■ PROBLEM DESCRIPTION: Make an exact copy of all the material below, apart from the pictures.

■ MATERIAL PROVIDED:
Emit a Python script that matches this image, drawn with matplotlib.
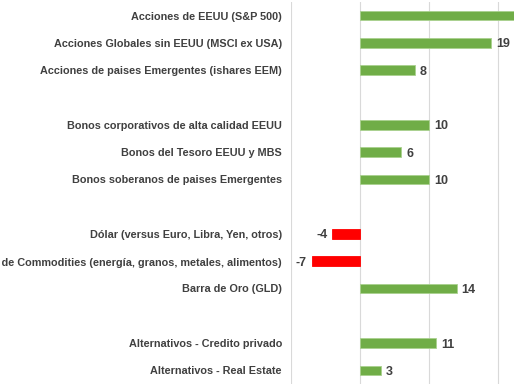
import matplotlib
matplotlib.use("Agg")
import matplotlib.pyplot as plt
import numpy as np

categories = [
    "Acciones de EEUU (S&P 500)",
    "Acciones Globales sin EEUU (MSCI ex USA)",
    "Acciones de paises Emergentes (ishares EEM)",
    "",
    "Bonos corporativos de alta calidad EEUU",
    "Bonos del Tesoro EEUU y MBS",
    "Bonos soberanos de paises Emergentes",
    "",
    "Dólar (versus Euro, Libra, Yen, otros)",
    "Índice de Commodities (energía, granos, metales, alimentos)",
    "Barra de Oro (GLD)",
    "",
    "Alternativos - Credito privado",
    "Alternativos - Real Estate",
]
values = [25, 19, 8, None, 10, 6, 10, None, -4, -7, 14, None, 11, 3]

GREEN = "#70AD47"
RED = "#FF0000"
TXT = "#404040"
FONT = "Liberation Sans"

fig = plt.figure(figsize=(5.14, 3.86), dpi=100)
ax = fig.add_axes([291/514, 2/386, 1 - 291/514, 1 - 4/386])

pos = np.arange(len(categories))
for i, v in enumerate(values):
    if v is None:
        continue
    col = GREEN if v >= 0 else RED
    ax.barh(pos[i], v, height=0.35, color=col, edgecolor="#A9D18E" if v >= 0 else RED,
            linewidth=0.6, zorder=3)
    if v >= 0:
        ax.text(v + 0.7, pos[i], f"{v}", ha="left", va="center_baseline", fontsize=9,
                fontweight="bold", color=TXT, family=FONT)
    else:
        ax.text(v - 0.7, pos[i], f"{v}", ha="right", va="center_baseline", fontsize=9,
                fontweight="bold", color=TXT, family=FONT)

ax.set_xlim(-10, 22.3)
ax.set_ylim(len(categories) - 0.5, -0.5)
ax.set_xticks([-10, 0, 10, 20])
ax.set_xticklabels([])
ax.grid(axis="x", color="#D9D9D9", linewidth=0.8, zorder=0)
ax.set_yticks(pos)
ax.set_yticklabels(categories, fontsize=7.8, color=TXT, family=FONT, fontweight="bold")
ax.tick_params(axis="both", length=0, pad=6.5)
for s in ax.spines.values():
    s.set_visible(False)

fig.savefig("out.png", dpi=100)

■ TASK SOLUTION:
Emit a Python script that matches this image, drawn with matplotlib.
import matplotlib
matplotlib.use("Agg")
import matplotlib.pyplot as plt
import numpy as np

categories = [
    "Acciones de EEUU (S&P 500)",
    "Acciones Globales sin EEUU (MSCI ex USA)",
    "Acciones de paises Emergentes (ishares EEM)",
    "",
    "Bonos corporativos de alta calidad EEUU",
    "Bonos del Tesoro EEUU y MBS",
    "Bonos soberanos de paises Emergentes",
    "",
    "Dólar (versus Euro, Libra, Yen, otros)",
    "Índice de Commodities (energía, granos, metales, alimentos)",
    "Barra de Oro (GLD)",
    "",
    "Alternativos - Credito privado",
    "Alternativos - Real Estate",
]
values = [25, 19, 8, None, 10, 6, 10, None, -4, -7, 14, None, 11, 3]

GREEN = "#70AD47"
RED = "#FF0000"
TXT = "#404040"
FONT = "Liberation Sans"

fig = plt.figure(figsize=(5.14, 3.86), dpi=100)
ax = fig.add_axes([291/514, 2/386, 1 - 291/514, 1 - 4/386])

pos = np.arange(len(categories))
for i, v in enumerate(values):
    if v is None:
        continue
    col = GREEN if v >= 0 else RED
    ax.barh(pos[i], v, height=0.35, color=col, edgecolor="#A9D18E" if v >= 0 else RED,
            linewidth=0.6, zorder=3)
    if v >= 0:
        ax.text(v + 0.7, pos[i], f"{v}", ha="left", va="center_baseline", fontsize=9,
                fontweight="bold", color=TXT, family=FONT)
    else:
        ax.text(v - 0.7, pos[i], f"{v}", ha="right", va="center_baseline", fontsize=9,
                fontweight="bold", color=TXT, family=FONT)

ax.set_xlim(-10, 22.3)
ax.set_ylim(len(categories) - 0.5, -0.5)
ax.set_xticks([-10, 0, 10, 20])
ax.set_xticklabels([])
ax.grid(axis="x", color="#D9D9D9", linewidth=0.8, zorder=0)
ax.set_yticks(pos)
ax.set_yticklabels(categories, fontsize=7.8, color=TXT, family=FONT, fontweight="bold")
ax.tick_params(axis="both", length=0, pad=6.5)
for s in ax.spines.values():
    s.set_visible(False)

fig.savefig("out.png", dpi=100)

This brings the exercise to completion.